Friday, November 25, 2005

"Não nos é possível ainda, falar de amor..."

E não resisto a transcrever um texto belíssimo retirado do Novas Cartas Portuguesas: “... porque se mulher e homem se quiserem sós e nos seus sexos, (...)logo isso é sabido como ataque à sociedade que se junta para dominar, e Abelardo é castrado, e Tristão nunca se junta a Isolda, e todos os mitos do amor dão-no como impedido e irrealizado, e todas as histórias de amor são histórias de suicidas; porque temos de remontar o curso da dominação, desmontar as suas circunstâncias históricas, para destruir suas raízes. (...)Mas a esta leitura é necessário acrescentar todos os sistemas de cristalizações culturais que vieram sustentando, reforçando, justificando e ampliando essa dominação da mulher (e não só essa dominação), porque a alteração da situação económica e política que agora nela se baseia não traz necessariamente a destruição de todas as cristalizações culturais em que a mulher é (...), homem castrado, a carne, a pecadora, Eva da serpente, corpo sem alma, virgem-mãe, bruxa, mãe abnegada, vampiro do homem, fada do lar, ser humano estúpido e muito envergonhado pelo sexo, cabra e anjo, etc., etc.
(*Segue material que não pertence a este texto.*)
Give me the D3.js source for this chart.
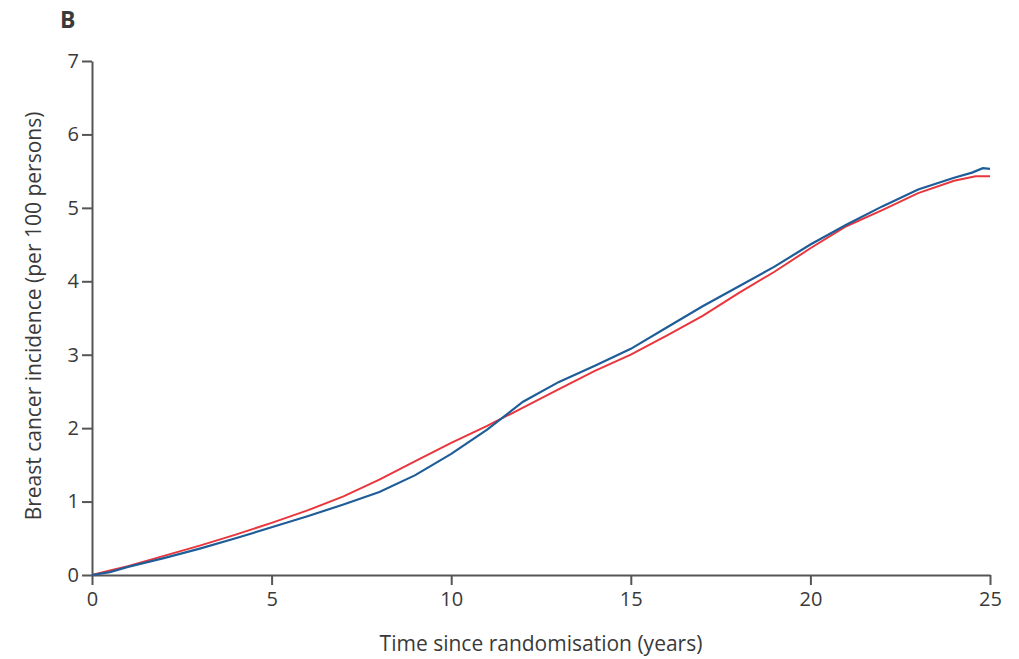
<!DOCTYPE html>
<head>
  <meta charset="utf-8">
  <script src="https://d3js.org/d3.v7.min.js"></script>
  <style>
    body { margin:0; background:#fff; }
    text { font-family: "Open Sans", sans-serif; fill:#3a3a3a; }
  </style>
</head>
<body>
<script>
// years since randomisation
var blueT = [0, 0.5, 1, 2, 3, 4, 5, 6, 7, 8, 9, 10, 11, 12, 13, 14, 15, 16, 17, 18, 19, 20, 21, 22, 23, 24, 24.5, 24.8, 25];
var blueV = [0, 0.04, 0.11, 0.23, 0.36, 0.5, 0.65, 0.8, 0.96, 1.13, 1.36, 1.65, 1.98, 2.36, 2.63, 2.85, 3.08, 3.37, 3.66, 3.93, 4.2, 4.5, 4.77, 5.02, 5.25, 5.41, 5.48, 5.54, 5.53];
var redT = [0, 0.5, 1, 2, 3, 4, 5, 6, 7, 8, 9, 10, 11, 12, 13, 14, 15, 16, 17, 18, 19, 20, 21, 22, 23, 24, 24.6, 25];
var redV = [0, 0.06, 0.12, 0.26, 0.4, 0.55, 0.71, 0.88, 1.07, 1.3, 1.55, 1.8, 2.03, 2.28, 2.53, 2.78, 3.0, 3.26, 3.53, 3.84, 4.13, 4.45, 4.75, 4.97, 5.2, 5.37, 5.43, 5.43];
var xTicks = [0, 5, 10, 15, 20, 25];
var yTicks = [0, 1, 2, 3, 4, 5, 6, 7];

var width = 1019, height = 659;
var svg = d3.select("body").append("svg")
  .attr("width", width).attr("height", height);

var x = d3.scaleLinear().domain([0, 25]).range([92, 990]);
var y = d3.scaleLinear().domain([0, 7]).range([575, 61]);

var xAxis = svg.append("g")
  .attr("transform", "translate(0," + y(0) + ")")
  .call(d3.axisBottom(x).tickValues(xTicks).tickFormat(d3.format("d"))
    .tickSize(10).tickPadding(7).tickSizeOuter(0));
var yAxis = svg.append("g")
  .attr("transform", "translate(" + x(0) + ",0)")
  .call(d3.axisLeft(y).tickValues(yTicks).tickFormat(d3.format("d"))
    .tickSize(10).tickPadding(3).tickSizeOuter(0));

[xAxis, yAxis].forEach(function(a) {
  a.selectAll("path, line").attr("stroke", "#555").attr("stroke-width", 2);
  a.selectAll("text").style("font-size", "20px").attr("fill", "#3a3a3a");
});

var line = d3.line()
  .x(function(d) { return x(d[0]); })
  .y(function(d) { return y(d[1]); });

svg.append("path")
  .datum(d3.zip(redT, redV))
  .attr("d", line).attr("fill", "none")
  .attr("stroke", "#e8363c").attr("stroke-width", 2);
svg.append("path")
  .datum(d3.zip(blueT, blueV))
  .attr("d", line).attr("fill", "none")
  .attr("stroke", "#1f5d99").attr("stroke-width", 2.2);

svg.append("text")
  .attr("x", 60).attr("y", 28)
  .style("font-size", "23px").style("font-weight", "bold")
  .text("B");

svg.append("text")
  .attr("transform", "translate(41,316) rotate(-90)")
  .attr("text-anchor", "middle")
  .style("font-size", "21px")
  .text("Breast cancer incidence (per 100 persons)");

svg.append("text")
  .attr("x", 541).attr("y", 651)
  .attr("text-anchor", "middle")
  .style("font-size", "21px")
  .text("Time since randomisation (years)");
</script>
</body>
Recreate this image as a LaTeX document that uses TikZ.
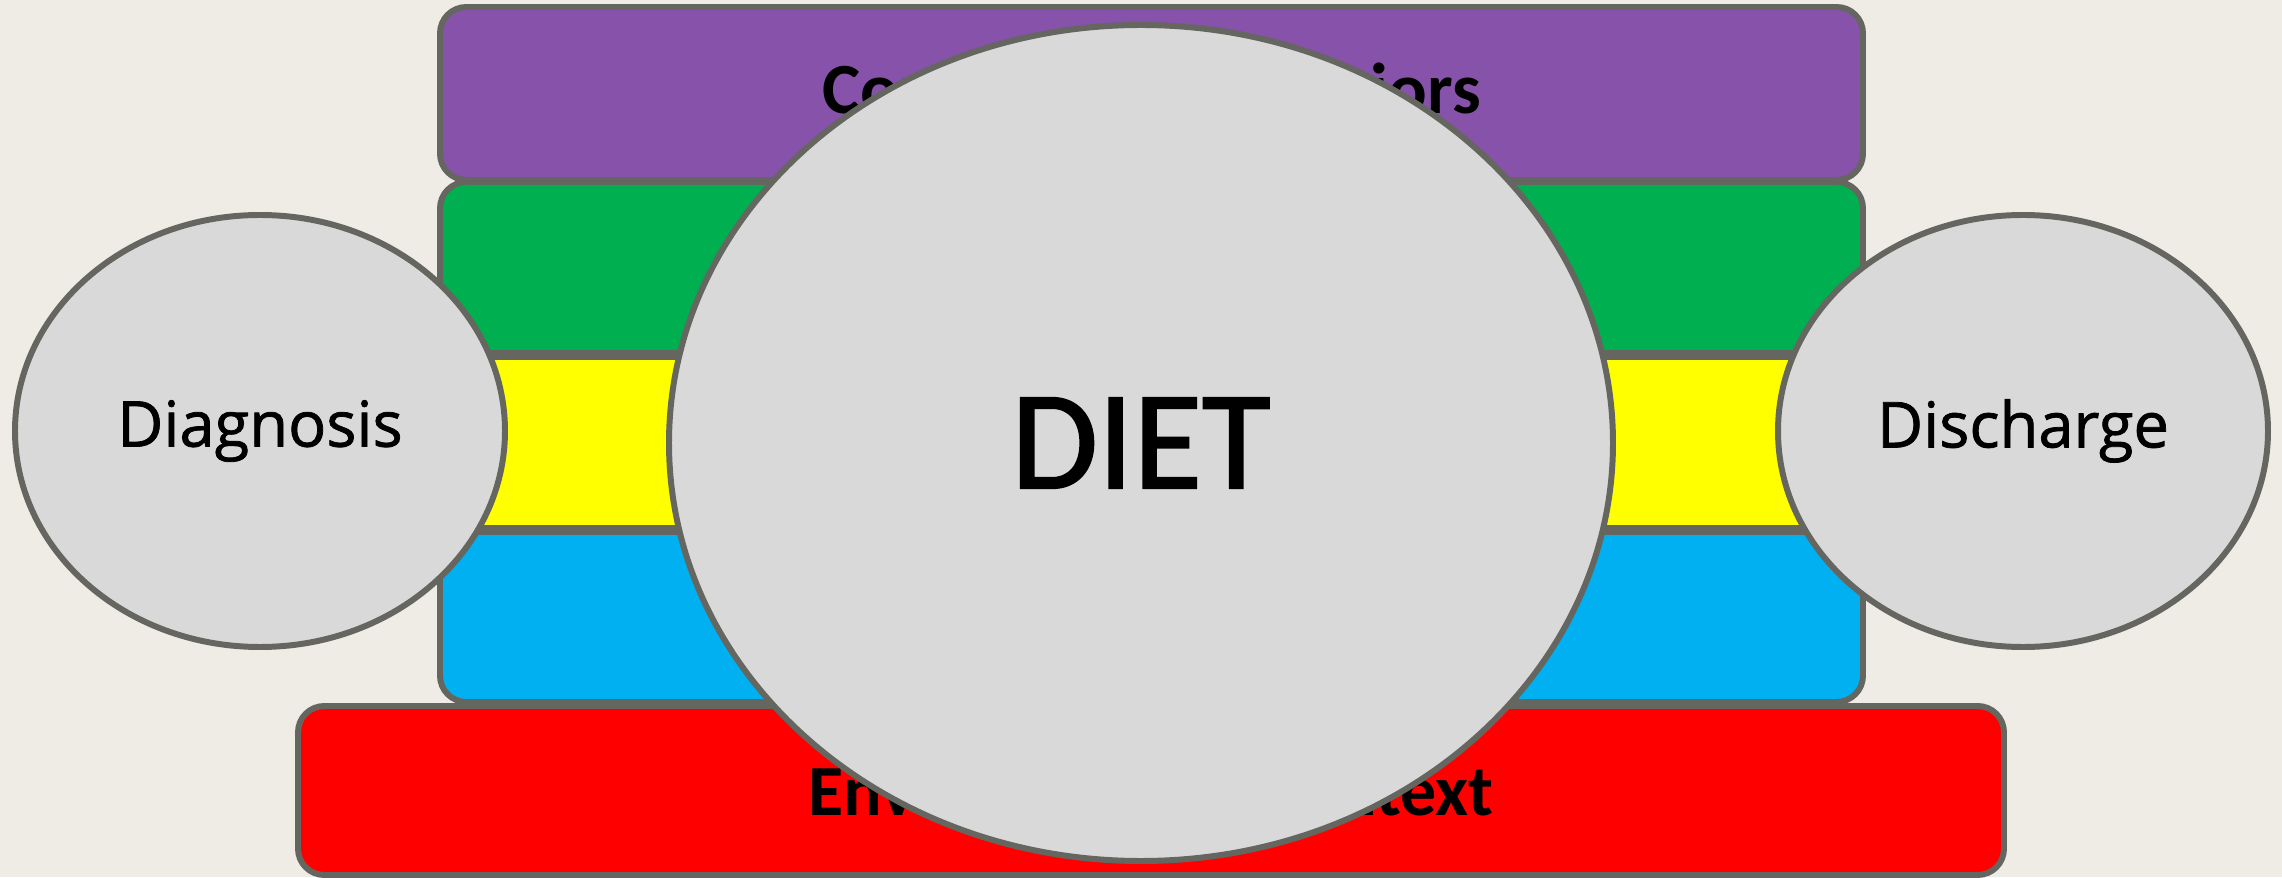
\documentclass[tikz,border=0pt]{standalone}
\usepackage{fontspec}
\setmainfont{Carlito}
\newfontfamily\bubblefont[FakeBold=1.2]{Open Sans}
\newfontfamily\dietfont[FakeBold=1.5]{Carlito}
\usetikzlibrary{shapes.geometric}

\definecolor{paper}{RGB}{239,236,229}
\definecolor{edgegray}{RGB}{102,102,96}
\definecolor{bubblegray}{RGB}{217,217,217}
\definecolor{layerpurple}{RGB}{134,82,170}
\definecolor{layergreen}{RGB}{0,176,80}
\definecolor{layeryellow}{RGB}{255,255,0}
\definecolor{layerblue}{RGB}{0,176,240}
\definecolor{layerred}{RGB}{255,0,0}

\begin{document}
\begin{tikzpicture}[
		layer/.style={draw=edgegray, line width=1.7pt, rounded corners=7.5pt},
		layertext/.style={font=\bfseries\fontsize{20.5}{24}\selectfont, text=black},
		bubble/.style={ellipse, draw=edgegray, fill=bubblegray, line width=1.7pt, inner sep=0pt},
		sidetext/.style={font=\bubblefont\fontsize{18}{22}\selectfont}
	]
	% page and background
	\useasboundingbox (0,0) rectangle (22.82,8.77);
	\fill[paper] (0,0) rectangle (22.82,8.77);
	% top layer
	\filldraw[layer, fill=layerpurple] (4.40,6.97) rectangle (18.63,8.70);
	\node[layertext] (behav) at (11.515,7.835) {Community Behaviors};
	% middle stack: green, yellow, blue
	\begin{scope}
		\clip[rounded corners=7.5pt] (4.40,1.75) rectangle (18.63,6.95);
		\fill[layergreen] (4.40,5.22) rectangle (18.63,6.95);
		\fill[layeryellow] (4.40,3.47) rectangle (18.63,5.22);
		\fill[layerblue] (4.40,1.75) rectangle (18.63,3.47);
	\end{scope}
	\draw[layer] (4.40,1.75) rectangle (18.63,6.95);
	\coordinate (gyl) at (4.40,5.22);
	\coordinate (gyr) at (18.63,5.22);
	\coordinate (ybl) at (4.40,3.47);
	\coordinate (ybr) at (18.63,3.47);
	\draw[edgegray, line width=3pt] (gyl) -- (gyr);
	\draw[edgegray, line width=3pt] (ybl) -- (ybr);
	% bottom layer
	\filldraw[layer, fill=layerred] (2.98,0.02) rectangle (20.04,1.71);
	\node[layertext] (envir) at (11.51,0.865) {Environmental Context};
	% side bubbles
	\node[bubble, sidetext, minimum width=4.90cm, minimum height=4.32cm] (diag) at (2.60,4.46) {Diagnosis};
	\node[bubble, sidetext, minimum width=4.90cm, minimum height=4.32cm] (disch) at (20.23,4.46) {Discharge};
	% centre bubble
	\node[bubble, font=\dietfont\fontsize{40}{48}\selectfont, minimum width=9.44cm, minimum height=8.36cm] (diet) at (11.41,4.34) {DIET};
\end{tikzpicture}
\end{document}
E digo é, tudo isto no presente, porque contra estas imagens nunca houve combate de raiz, apenas se foram pondo em causa as consequências lógicas e práticas de algumas delas, na medida em que já não convêm (...). Voltando à enumeração dispersa dos rostos cristalizados da mulher; só quando os soubermos alinhar segundo eixos, vectores, poderemos ver a extensão e profundidade do que nos tolhe a todos, mulheres e homens. Pegando, por exemplo, numa linha: corpo de mulher, (...), medo do corpo, medo de castração nele, (...), intuição feminina (...), eterno feminino, magia, bruxa, demoníaca, possessa, vampe (...), corpo que se possui, terra do homem, carne da sua carne, costela de Adão, (...), mulher poder de tentação e de pacto com a desordem, poder e escândalo, sentimento de culpa do homem, sua crítica marginal, sua imagem negativa (...). Em toda esta linha que eu mal puxei, se ensopam e mitificam nossas políticas, nossas éticas, nossos amores a dois. (...) Chegará tempo de amor, em que dois se amem sem que uso ou utilidade mútua se vejam e procurem, mas apenas prazer, prazer só, no dar e no receber?”
Maria Isabel Barreno, Maria Teresa Horta e Maria Velho da Costa

5 comments:

Anonymous said...

Belo excerto; sábia selecção!

samari said...

Tmbém ando com esse livro em mãos :-)

Bayushiseni said...

Somos intrinsecamente biológicos, querida WOAB.

Homens e mulheres. E tiraram-nos isso.

Num medo milenar da nossa bestialidade a cheirar a hormonas fingimos que não somos. Que somos filhos de um deus que nos quer mentais. Trampa.

Fugimos de deus quando assim nos portamos.

Somos caçadores recolectores que andam de telemóvel na mão e esquecemos isso. Os cheiros. O catar. A tribo.

Depois emerdamos tudo com os deuses e os princípios fundamentais para dividir a terra, os ricosa dos pobres e as posses.

A mulher foi posse durante muito tempo. Perdemos coisas com isso.

É-nos uma segunda natureza que custa a arrancar.

As mulheres mantêm mais a Igreja que os homens. na verdade a igreja já as protegeu. E também as queimou.

O prazer foi associado à culpa. Não se encontrará apenas o prazer enquanto não for desenterrada a culpa, expurgada e queimada.

É pena. Vai ser difícil.

Woman Once a Bird said...

Sinceramente, profundamente fã da sua escrita.

Dirim said...

provavelmente Talisca: sábias palavras as tuas. belo texto.